Many lures might entice more visitors to Massachusetts: better public transit, cheaper hotels, safer streets, bigger festivals. The Legislature, though, is betting its chips on the vast convention center in South Boston, and appears to be on the verge of throwing another $1 billion at the sprawling building in hopes of attracting more conventioneers.
The goals seem so appealing — who doesn’t want to create jobs and showcase Boston to the world? — that the convention-center bill has largely avoided the public debate such a big subsidy requires. But that scrutiny is overdue. To put the $1 billion in perspective, last year the Legislature and governor bickered for months over spending a similar amount on badly needed transportation upgrades that would have generated broad economic and environmental benefits across much of the Commonwealth. In the case of Boston’s convention center, the spending may seem easier to swallow because construction would be financed with existing hotel taxes paid by out-of-towners. But hotel-tax money is a public asset that could also support other worthy projects or initiatives. It falls to the Legislature to make sure the money is spent as wisely as possible, and with the maximum accountability.

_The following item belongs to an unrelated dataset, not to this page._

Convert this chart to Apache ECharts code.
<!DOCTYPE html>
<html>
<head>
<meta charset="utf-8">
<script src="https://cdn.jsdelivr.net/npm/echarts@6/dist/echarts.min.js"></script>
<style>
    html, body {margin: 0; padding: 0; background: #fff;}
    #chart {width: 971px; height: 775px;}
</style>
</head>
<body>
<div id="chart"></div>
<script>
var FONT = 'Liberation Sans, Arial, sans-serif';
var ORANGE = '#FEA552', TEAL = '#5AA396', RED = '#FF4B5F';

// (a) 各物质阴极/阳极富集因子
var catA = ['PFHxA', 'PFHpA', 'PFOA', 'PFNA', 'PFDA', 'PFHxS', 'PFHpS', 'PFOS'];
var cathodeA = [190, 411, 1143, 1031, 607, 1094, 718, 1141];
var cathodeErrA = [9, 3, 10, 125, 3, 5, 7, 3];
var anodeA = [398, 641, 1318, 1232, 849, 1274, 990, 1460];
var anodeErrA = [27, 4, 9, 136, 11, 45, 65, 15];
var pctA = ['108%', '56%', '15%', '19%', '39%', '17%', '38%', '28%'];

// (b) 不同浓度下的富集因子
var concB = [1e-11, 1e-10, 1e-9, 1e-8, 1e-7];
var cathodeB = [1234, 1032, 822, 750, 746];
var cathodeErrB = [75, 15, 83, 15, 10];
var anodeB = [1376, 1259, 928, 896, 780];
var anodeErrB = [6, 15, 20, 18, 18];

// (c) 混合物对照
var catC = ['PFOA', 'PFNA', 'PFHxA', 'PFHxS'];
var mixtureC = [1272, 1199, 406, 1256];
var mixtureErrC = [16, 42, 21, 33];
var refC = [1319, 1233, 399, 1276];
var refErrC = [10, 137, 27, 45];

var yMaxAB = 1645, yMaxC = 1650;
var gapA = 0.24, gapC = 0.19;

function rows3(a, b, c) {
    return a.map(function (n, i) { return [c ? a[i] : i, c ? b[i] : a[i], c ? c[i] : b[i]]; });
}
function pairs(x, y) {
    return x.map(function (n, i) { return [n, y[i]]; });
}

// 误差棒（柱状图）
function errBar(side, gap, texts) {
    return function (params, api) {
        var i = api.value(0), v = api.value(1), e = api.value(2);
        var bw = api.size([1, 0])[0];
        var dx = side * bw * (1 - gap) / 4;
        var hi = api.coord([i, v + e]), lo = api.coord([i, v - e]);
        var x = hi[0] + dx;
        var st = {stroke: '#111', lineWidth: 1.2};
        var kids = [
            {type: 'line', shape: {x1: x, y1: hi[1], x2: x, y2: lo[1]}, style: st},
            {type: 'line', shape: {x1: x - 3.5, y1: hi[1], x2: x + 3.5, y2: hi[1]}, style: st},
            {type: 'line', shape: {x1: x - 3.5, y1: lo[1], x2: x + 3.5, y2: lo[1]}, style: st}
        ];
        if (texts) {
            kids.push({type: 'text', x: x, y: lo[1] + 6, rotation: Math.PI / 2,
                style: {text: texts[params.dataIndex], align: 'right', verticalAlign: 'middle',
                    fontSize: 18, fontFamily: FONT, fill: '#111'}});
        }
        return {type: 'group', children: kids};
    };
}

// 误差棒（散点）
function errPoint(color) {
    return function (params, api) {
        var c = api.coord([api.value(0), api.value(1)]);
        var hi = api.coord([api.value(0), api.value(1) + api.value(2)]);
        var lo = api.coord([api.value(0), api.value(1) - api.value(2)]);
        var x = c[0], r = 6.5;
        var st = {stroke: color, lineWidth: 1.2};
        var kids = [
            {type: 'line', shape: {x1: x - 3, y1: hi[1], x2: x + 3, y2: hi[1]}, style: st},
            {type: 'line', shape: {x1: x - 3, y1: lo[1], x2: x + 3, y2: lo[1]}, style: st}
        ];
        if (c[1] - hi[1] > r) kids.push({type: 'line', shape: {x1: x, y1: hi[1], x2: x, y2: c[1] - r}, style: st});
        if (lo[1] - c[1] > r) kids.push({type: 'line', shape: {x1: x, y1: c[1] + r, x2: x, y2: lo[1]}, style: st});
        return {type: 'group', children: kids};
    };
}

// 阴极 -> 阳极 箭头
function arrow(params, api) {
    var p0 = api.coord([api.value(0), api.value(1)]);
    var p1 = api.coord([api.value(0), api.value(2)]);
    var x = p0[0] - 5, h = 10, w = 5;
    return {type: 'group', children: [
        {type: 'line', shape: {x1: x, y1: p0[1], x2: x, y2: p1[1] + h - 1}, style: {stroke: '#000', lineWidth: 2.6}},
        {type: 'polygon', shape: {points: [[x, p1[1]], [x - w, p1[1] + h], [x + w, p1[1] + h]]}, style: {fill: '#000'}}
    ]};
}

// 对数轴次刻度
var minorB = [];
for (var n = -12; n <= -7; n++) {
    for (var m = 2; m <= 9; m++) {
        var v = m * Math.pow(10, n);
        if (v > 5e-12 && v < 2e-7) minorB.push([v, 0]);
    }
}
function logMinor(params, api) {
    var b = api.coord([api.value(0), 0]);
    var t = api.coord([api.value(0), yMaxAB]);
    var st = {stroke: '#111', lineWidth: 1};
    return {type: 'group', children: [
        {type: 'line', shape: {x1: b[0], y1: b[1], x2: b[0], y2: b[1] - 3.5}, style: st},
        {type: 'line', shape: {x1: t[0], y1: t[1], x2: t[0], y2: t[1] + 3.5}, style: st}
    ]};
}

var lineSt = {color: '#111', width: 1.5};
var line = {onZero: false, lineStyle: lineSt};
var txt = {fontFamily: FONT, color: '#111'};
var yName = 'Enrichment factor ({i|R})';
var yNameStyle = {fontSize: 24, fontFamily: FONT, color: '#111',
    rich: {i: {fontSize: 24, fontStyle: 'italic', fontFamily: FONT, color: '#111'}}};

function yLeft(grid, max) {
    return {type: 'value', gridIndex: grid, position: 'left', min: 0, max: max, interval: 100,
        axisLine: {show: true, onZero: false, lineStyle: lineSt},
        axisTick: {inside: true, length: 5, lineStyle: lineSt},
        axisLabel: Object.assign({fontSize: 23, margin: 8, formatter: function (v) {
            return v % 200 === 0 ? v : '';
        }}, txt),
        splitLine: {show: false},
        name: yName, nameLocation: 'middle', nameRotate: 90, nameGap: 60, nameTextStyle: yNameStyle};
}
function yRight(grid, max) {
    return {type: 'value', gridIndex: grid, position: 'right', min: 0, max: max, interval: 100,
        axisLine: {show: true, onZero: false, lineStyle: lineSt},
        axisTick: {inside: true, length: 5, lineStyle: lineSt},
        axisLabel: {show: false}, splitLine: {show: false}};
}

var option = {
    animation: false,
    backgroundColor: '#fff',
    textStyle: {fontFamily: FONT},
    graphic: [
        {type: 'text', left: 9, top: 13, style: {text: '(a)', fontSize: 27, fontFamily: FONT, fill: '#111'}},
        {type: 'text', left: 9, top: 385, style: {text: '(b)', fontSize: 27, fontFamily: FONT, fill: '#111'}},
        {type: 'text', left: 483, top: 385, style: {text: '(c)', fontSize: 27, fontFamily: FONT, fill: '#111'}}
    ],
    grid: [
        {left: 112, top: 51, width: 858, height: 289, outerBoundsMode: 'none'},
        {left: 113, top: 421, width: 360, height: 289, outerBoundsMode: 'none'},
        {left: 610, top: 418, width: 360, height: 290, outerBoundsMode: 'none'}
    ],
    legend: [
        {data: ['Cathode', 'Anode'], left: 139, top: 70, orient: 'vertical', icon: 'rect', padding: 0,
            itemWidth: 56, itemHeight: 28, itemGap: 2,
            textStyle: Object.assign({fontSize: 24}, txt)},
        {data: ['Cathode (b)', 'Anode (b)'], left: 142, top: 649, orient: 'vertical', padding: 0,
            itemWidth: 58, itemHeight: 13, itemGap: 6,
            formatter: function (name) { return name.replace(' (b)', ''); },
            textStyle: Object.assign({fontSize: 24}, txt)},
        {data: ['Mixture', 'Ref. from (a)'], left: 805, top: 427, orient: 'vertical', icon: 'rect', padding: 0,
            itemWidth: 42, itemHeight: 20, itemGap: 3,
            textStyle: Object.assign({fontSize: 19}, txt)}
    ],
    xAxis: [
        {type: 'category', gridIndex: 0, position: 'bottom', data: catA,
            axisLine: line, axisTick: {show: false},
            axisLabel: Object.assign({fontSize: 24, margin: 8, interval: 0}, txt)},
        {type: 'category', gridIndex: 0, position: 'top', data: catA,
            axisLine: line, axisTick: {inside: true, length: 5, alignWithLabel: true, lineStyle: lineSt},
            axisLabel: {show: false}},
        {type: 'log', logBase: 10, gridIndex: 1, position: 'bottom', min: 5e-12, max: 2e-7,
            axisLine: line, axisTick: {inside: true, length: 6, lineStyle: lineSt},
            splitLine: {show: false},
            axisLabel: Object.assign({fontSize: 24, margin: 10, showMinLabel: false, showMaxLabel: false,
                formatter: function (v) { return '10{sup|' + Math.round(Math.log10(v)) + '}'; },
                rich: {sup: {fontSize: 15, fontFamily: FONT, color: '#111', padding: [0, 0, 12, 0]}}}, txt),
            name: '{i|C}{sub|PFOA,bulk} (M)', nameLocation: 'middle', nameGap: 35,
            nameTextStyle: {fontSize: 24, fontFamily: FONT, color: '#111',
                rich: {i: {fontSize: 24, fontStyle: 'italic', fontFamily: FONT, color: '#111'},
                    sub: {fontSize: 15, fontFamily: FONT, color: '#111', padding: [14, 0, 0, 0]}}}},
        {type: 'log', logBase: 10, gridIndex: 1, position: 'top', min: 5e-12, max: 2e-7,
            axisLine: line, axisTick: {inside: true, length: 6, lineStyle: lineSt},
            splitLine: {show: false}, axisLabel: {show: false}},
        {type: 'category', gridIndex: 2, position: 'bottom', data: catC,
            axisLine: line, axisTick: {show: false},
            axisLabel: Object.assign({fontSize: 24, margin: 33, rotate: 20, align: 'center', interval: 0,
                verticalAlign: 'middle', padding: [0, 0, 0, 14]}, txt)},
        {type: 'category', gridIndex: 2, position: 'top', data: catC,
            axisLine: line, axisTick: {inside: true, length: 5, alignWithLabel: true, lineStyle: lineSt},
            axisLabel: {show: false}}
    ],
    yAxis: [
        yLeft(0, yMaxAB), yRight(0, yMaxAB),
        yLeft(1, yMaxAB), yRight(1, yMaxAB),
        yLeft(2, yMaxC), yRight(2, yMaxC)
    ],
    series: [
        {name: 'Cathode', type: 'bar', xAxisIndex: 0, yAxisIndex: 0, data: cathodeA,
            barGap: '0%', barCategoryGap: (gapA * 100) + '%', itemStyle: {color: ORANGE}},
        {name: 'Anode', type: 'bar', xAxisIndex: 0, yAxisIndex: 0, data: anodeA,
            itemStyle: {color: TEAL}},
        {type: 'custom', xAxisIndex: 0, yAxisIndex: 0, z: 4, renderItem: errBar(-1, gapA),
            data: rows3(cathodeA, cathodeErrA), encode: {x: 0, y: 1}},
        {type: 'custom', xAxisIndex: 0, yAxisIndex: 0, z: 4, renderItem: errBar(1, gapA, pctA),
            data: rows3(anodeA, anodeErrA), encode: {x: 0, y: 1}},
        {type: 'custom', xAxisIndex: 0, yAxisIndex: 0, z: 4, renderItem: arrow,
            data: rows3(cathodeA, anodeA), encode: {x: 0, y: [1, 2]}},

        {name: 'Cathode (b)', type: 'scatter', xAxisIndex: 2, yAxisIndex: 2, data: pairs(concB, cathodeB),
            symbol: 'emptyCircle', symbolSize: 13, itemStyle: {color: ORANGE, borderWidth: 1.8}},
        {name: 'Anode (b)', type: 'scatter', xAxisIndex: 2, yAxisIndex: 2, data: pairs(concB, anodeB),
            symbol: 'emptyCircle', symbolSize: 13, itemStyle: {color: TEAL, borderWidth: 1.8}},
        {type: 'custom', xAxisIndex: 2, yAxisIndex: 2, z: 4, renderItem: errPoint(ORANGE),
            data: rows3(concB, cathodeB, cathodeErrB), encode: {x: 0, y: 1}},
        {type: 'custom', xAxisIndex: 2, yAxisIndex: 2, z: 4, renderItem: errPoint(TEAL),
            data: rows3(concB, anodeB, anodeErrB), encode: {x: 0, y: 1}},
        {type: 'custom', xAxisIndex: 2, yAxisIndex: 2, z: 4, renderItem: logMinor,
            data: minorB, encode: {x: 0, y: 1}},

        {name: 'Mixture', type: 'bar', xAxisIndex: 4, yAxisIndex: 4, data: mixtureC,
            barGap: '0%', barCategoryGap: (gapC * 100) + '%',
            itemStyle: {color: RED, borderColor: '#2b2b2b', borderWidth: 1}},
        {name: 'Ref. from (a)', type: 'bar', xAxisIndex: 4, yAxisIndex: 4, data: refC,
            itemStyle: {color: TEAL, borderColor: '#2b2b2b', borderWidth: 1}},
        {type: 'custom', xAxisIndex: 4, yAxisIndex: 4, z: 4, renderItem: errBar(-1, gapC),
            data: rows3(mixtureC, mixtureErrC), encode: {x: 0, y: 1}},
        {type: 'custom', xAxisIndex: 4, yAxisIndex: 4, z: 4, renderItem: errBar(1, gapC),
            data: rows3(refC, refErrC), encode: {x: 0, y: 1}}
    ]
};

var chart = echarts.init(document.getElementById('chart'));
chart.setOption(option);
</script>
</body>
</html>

So before the Legislature finalizes the bill, there needs to be a more thorough analysis of its real costs and benefits. Even if lawmakers endorse the convention center’s goals, committing another $1 billion may not be the most effective way to achieve them. At the least, the convention center must come up with a more inspiring plan for using the money and take more steps to fit the expansion into a broader vision for the growing South Boston waterfront area.

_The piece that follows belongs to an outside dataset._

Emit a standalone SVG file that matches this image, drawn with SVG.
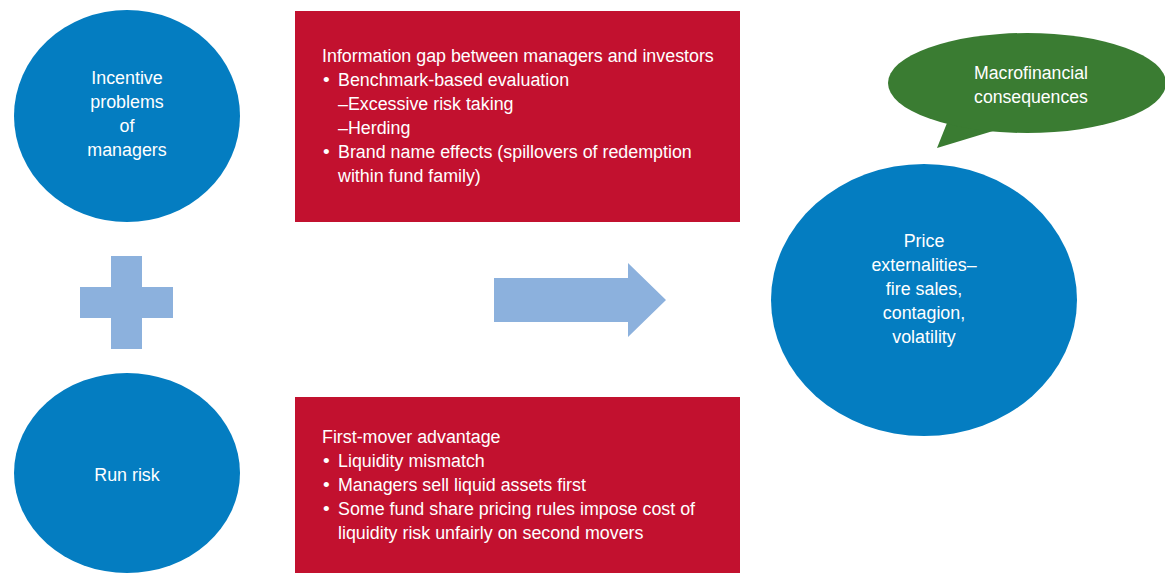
<svg xmlns="http://www.w3.org/2000/svg" width="1165" height="573" viewBox="0 0 1165 573">
<style>
.blue{fill:#047dc1}
.red{fill:#c2112f}
.green{fill:#3a7c32}
.lb{fill:#8cb1dd}
text{font-family:"Liberation Sans Narrow","Liberation Sans",sans-serif;font-size:19px;fill:#ffffff}
.c{text-anchor:middle}
</style>
<rect width="1165" height="573" fill="#ffffff"/>
<g id="incentive">
<ellipse class="blue" cx="127" cy="116" rx="113" ry="106"/>
<g transform="translate(127,0) scale(0.94,1) translate(-127,0)">
<text class="c" x="127" y="84">Incentive</text>
<text class="c" x="127" y="108">problems</text>
<text class="c" x="127" y="132">of</text>
<text class="c" x="127" y="156">managers</text>
</g>
</g>
<g id="plus">
<rect class="lb" x="111" y="256" width="31" height="93"/>
<rect class="lb" x="80" y="287" width="93" height="31"/>
</g>
<g id="runrisk">
<ellipse class="blue" cx="127" cy="473" rx="113" ry="100"/>
<g transform="translate(127,0) scale(0.94,1) translate(-127,0)">
<text class="c" x="127" y="481">Run risk</text>
</g>
</g>
<g id="infogap">
<rect class="red" x="295" y="11" width="445" height="211"/>
<g transform="translate(322,0) scale(0.94,1) translate(-322,0)">
<text x="322" y="62">Information gap between managers and investors</text>
</g>
<text x="323" y="86">•</text>
<text x="323" y="158">•</text>
<g transform="translate(338,0) scale(0.94,1) translate(-338,0)">
<text x="338" y="86">Benchmark-based evaluation</text>
<text x="338" y="110">–Excessive risk taking</text>
<text x="338" y="134">–Herding</text>
<text x="338" y="158">Brand name effects (spillovers of redemption</text>
<text x="338" y="182">within fund family)</text>
</g>
</g>
<g id="firstmover">
<rect class="red" x="295" y="397" width="445" height="176"/>
<g transform="translate(322,0) scale(0.94,1) translate(-322,0)">
<text x="322" y="443">First-mover advantage</text>
</g>
<text x="323" y="467">•</text>
<text x="323" y="491">•</text>
<text x="323" y="515">•</text>
<g transform="translate(338,0) scale(0.94,1) translate(-338,0)">
<text x="338" y="467">Liquidity mismatch</text>
<text x="338" y="491">Managers sell liquid assets first</text>
<text x="338" y="515">Some fund share pricing rules impose cost of</text>
<text x="338" y="539">liquidity risk unfairly on second movers</text>
</g>
</g>
<g id="connectors">
<polygon class="lb" points="494,278 628,278 628,263 666,300 628,337 628,322 494,322"/>
</g>
<g id="price">
<ellipse class="blue" cx="924" cy="300" rx="153" ry="136"/>
<g transform="translate(924,0) scale(0.94,1) translate(-924,0)">
<text class="c" x="924" y="247">Price</text>
<text class="c" x="924" y="271">externalities–</text>
<text class="c" x="924" y="295">fire sales,</text>
<text class="c" x="924" y="319">contagion,</text>
<text class="c" x="924" y="343">volatility</text>
</g>
</g>
<g id="macro">
<path class="green" d="M947,123 L937,148 L993,131 Z"/>
<ellipse class="green" cx="1027" cy="83" rx="139" ry="50"/>
<g transform="translate(1031,0) scale(0.93,1) translate(-1031,0)">
<text class="c" x="1031" y="79">Macrofinancial</text>
<text class="c" x="1031" y="103">consequences</text>
</g>
</g>
</svg>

The case for expansion from 516,000 square feet to roughly 850,000 square feet boils down to competition: Other cities have bigger convention centers, and Boston loses business to them. Not only would those visitors spend money at local restaurants and hotels, but they would boost the city’s national and international profile. A significant number of the largest conventions are in health care and IT, areas with strong connections to the Massachusetts economy. Further, convention center head James Rooney reminds critics, it was always assumed that the convention center would require subsidies, but that the broader economic impact would make it worthwhile.

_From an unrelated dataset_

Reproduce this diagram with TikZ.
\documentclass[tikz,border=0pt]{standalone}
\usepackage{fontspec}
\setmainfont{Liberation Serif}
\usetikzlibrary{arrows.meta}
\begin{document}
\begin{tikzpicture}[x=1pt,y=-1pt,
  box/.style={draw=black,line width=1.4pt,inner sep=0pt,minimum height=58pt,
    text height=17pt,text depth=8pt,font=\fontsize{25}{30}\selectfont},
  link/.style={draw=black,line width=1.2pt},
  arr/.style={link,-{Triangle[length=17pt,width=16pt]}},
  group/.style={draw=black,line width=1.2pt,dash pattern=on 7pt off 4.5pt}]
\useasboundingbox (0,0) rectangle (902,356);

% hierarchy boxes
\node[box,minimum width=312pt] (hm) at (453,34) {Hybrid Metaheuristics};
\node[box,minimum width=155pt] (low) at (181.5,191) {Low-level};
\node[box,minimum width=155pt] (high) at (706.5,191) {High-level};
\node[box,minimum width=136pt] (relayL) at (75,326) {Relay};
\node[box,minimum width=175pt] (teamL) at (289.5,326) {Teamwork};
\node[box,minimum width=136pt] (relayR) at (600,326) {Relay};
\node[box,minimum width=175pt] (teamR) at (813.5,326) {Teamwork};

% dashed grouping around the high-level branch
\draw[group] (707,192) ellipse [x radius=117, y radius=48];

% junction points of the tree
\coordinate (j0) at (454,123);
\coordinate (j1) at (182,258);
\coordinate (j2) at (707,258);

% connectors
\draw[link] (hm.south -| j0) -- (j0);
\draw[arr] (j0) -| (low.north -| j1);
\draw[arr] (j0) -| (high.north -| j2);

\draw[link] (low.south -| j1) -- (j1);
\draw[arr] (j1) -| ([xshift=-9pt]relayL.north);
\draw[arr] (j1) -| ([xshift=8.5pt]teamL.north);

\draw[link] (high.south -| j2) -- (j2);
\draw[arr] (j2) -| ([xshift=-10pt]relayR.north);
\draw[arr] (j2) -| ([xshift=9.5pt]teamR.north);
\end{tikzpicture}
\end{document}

That economic impact seems to have been overstated, though, and it’s worrying that legislators seem so quick to accept what are politely termed the “intangible” benefits of convention centers rather than the demonstrable ones that might come from using the hotel-tax money for other public needs. The fact that so many other cities are also subsidizing convention centers should give legislators pause before joining an arms race that has no end in sight.
The plan Rooney has offered also leaves a lot to be desired architecturally. The convention center is already an imposing, hangar-like structure, and the blueprints look like more of the same. The design for a public space to host neighborhood gatherings is so unformed as to be almost insulting to the community; it seems to be there mainly to deflect nagging questions from Boston legislators. A better approach would integrate the convention center into the neighborhood, which has seen astonishing growth over the past decade since the convention center opened. Plans should include more ground-level retail, transit connections, and space for non-tourist-related activities like shows, concerts, or even community gardens.
Ultimately, those goals can all complement one another. If the convention center fits in better with South Boston, it’ll give a more vibrant impression of the city to convention-goers and make the economic expectations the project hinges on more likely to come true. And if the Legislature seriously weighs all its options for encouraging economic development with hotel-tax receipts, it would bolster confidence that a vote to fund the convention center has more than just inertia on its side.